**WORK TO BE COMPLETED**: Find every line in the records that holds the string "standalone". Copy each one.

**RECORD EXTRACTS**:
**********

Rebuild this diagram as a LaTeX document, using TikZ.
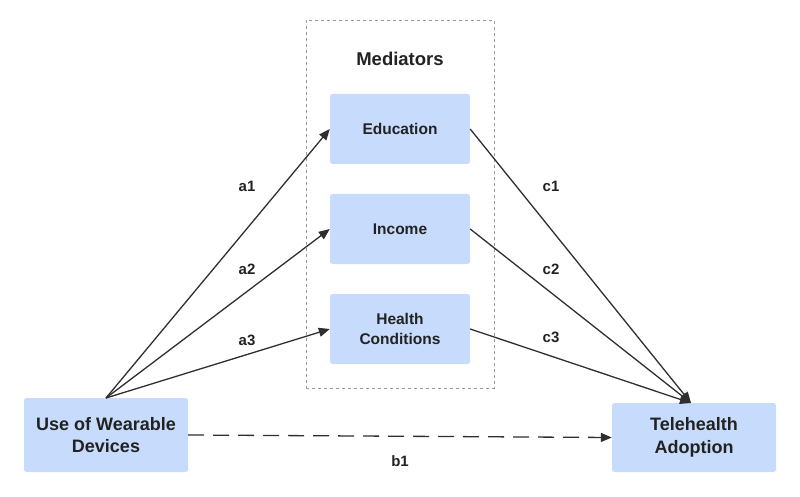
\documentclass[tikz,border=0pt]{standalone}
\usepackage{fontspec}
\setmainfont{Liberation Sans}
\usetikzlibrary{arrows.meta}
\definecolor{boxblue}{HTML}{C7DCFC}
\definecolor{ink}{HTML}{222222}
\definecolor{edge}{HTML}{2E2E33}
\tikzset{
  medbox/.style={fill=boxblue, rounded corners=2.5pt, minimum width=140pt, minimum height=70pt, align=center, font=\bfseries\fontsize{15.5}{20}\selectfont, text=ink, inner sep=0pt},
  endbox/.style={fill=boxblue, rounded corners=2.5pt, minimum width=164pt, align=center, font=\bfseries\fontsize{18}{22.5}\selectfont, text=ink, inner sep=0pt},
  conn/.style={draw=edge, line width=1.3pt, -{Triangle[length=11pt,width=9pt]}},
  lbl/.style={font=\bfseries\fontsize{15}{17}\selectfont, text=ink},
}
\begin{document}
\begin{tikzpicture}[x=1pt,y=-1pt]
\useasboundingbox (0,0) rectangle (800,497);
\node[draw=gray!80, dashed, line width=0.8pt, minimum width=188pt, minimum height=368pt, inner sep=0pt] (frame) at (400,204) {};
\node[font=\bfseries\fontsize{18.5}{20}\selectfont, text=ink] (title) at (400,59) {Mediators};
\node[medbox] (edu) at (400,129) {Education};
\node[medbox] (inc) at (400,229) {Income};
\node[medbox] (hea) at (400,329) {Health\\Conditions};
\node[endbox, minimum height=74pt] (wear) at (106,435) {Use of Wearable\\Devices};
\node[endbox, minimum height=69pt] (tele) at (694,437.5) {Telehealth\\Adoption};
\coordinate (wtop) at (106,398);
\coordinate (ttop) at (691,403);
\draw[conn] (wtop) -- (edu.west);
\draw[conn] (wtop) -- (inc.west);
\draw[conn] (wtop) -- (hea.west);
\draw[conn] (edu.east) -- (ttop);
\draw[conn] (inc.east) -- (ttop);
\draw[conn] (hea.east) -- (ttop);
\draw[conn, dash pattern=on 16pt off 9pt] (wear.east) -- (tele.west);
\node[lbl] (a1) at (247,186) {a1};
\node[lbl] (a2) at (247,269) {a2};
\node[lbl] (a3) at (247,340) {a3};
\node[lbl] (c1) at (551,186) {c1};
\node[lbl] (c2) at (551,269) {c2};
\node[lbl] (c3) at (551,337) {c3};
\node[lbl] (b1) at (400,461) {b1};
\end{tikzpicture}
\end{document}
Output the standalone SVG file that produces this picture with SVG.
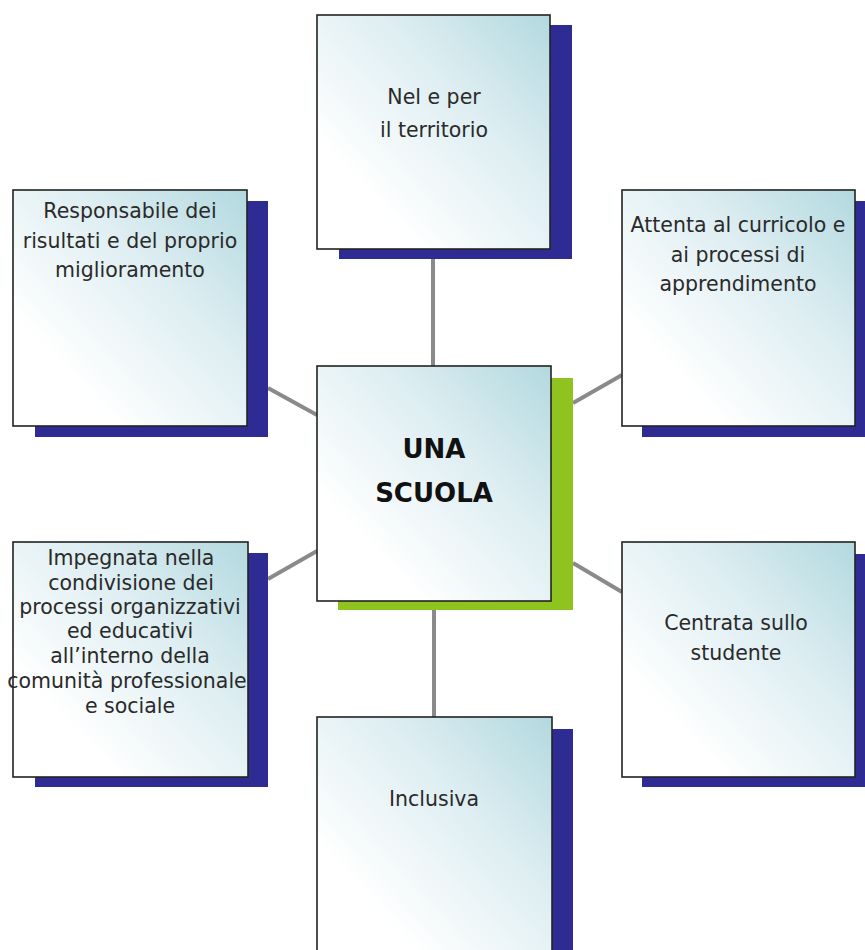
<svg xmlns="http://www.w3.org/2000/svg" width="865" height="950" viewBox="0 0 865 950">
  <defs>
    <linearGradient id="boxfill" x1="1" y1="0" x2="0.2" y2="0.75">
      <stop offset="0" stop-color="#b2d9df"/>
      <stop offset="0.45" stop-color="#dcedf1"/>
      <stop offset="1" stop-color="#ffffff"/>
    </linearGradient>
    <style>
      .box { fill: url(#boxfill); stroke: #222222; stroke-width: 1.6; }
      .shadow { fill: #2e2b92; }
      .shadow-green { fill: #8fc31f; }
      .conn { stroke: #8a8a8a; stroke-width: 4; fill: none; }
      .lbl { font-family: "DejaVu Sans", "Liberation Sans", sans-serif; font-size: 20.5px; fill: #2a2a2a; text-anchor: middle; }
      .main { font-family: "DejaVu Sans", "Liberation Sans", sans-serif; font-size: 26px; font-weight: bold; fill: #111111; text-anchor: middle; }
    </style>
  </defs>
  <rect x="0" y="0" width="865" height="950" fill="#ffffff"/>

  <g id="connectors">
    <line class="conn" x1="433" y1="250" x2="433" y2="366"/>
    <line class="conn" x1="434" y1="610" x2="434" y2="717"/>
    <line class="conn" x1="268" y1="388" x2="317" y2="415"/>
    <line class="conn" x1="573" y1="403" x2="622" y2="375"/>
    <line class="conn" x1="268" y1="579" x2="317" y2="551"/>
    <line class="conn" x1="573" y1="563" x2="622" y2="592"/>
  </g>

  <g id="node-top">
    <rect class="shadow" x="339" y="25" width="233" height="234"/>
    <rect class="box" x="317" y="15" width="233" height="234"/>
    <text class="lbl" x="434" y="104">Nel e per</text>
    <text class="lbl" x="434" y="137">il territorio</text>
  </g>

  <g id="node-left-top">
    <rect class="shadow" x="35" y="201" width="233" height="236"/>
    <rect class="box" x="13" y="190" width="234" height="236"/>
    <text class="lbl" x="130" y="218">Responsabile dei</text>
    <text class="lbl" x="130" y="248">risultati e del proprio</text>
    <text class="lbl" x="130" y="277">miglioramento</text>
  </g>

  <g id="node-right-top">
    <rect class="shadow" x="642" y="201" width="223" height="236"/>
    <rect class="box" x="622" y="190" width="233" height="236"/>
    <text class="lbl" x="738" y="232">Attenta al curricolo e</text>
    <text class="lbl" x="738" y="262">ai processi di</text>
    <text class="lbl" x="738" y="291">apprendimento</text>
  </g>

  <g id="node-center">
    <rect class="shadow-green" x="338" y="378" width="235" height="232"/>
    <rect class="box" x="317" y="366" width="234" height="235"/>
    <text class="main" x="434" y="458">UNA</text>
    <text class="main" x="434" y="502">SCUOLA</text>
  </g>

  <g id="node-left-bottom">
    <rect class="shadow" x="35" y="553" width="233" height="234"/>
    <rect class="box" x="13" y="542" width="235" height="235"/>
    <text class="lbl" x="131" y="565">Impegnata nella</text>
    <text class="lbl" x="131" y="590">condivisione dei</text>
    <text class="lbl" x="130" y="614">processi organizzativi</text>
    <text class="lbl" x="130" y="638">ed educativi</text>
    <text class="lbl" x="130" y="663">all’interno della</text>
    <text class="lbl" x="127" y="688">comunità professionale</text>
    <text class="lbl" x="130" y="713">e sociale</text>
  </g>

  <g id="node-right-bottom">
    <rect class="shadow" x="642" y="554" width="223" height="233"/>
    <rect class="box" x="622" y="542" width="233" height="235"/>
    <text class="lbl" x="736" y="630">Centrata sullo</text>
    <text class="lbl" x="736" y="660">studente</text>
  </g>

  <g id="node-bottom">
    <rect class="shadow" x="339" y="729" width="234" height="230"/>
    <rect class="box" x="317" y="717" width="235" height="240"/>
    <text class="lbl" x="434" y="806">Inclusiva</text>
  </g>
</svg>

**********

**COMPLETE ANSWER**:
\documentclass[tikz,border=0pt]{standalone}
Output the standalone SVG file that produces this picture with SVG.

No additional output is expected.